A1C Tye Braden, a nondestructive inspection journeyman with 19 MXS, Little Rock AFB, Ark., calibrates an ultrasonic device that sends out sound waves. When the waves are bounced back at a certain frequency, NDI Airmen know they’ve found a crack. USAF photo by A1C Rhett Isbell
By MS. RITA HESS, Staff Writer
On April 17 this year, an engine on a Southwest Airlines flight broke apart, ultimately killing a woman in a window seat and causing sudden cabin depressurization. An inspection on the Boeing 737 just two days earlier revealed no problems with the plane or its engines. But finding flaws is not always easy.
Metal fatigue, for example, is sometimes invisible. It can occur due to issues like stress or vibration on older aircraft—or even on new planes if it is a hidden manufacturing defect. Indeed, a tiny crack that you cannot see might turn catastrophic within seconds and bring down an airliner.
The National Transportation Safety Board (NTSB) indicated early on that in the April fatality incident, a blade in the engine broke in two places: (1) where it attaches to the main hub and (2) higher up—about midpoint of the blade. It is unlikely that a routine visual inspection would have found it.
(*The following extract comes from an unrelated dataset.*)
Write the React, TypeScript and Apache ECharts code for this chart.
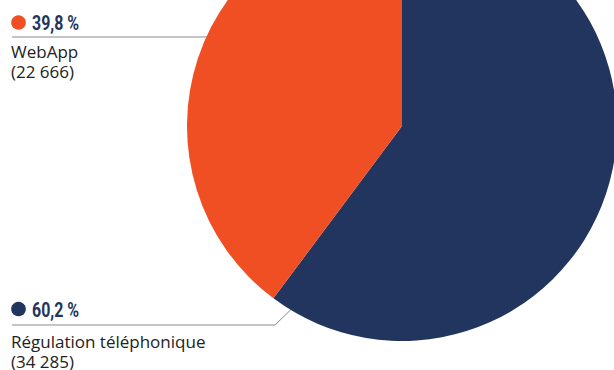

Earlier this year, in February, a United Airlines plane using a different engine experienced a similar issue that resulted in no injuries and only minor damage. Earlier still—in 2016—a fan blade separated and debris ripped a 16-inch-long hole in the fuselage of yet another Southwest Airlines plane, after which the engine manufacturer recommended that airlines should conduct scheduled ultrasound inspections of the blades.
So what does Air Mobility Command do to proactively spot metal weakness or tiny cracks that cannot be seen in a visual inspection ?
To fully understand this process, let’s think of a potentially catastrophic aircraft defect like we think of human disease. Even the best physicians (maintenance personnel) can have difficulty diagnosing cancer (the potential issue) in a patient (a plane) simply by looking with the naked eye. So a physician who suspects cancer might order an X-ray.
Airmen from the 19th Maintenance Squadron Nondestructive Inspection (NDI) Shop in Little Rock, Arkansas, for example, use this type of tool to help them see cracks and other imperfections in aircraft parts that are capable of taking down a plane. One such inspection uses liquids to help illuminate potential dangers that are otherwise undetectable. That is incredible! Problem is, those processes generate chemicals.
The latest nondestructive inspection process is computed radiography, which is similar to an ultrasound, scan, or MRI for ill patients. The new digital technology will replace the X-ray film used by approximately 1,200 Air Force NDI technicians over the next few years, thus eliminating the chemical process and keeping those toxins out of waste streams. Additionally, it may well affect every airframe.
“Every aircraft that we fly in the Air Force—whether it’s a manned or an unmanned—has some level of inspections that are required on a reoccurring basis,” said Michael Paulk, Air Force NDI Office chief. Nondestructive inspections are performed on many parts of an aircraft either after a specific number of operating hours are reached or after an aircraft encounters severe flying conditions or hard landings to determine the existence and extent of damage.
In addition to being more accurate and better environmentally, the new digital format will save money. The price to buy 50 sheets of X-ray film is about the same as buying one digital plate—a plate good for 500 uses. Plus, the digital format lets NDI technicians enhance images for clarity if needed or electronically share them with experts for second opinions.
Deployment comes easier, as well. The new equipment will fit on one pallet instead of four, saving precious cargo space and setup time on arrival—from at least two days down to four hours. The Air Force Life Cycle Management Center is training technicians on the equipment, which is expected to replace all legacy systems within five years.
“Just like the doctor might do an ultrasound, an MRI, or an X-ray, we do basically the same thing to our patients, which are airplanes and the components of airplanes,” Paulk added.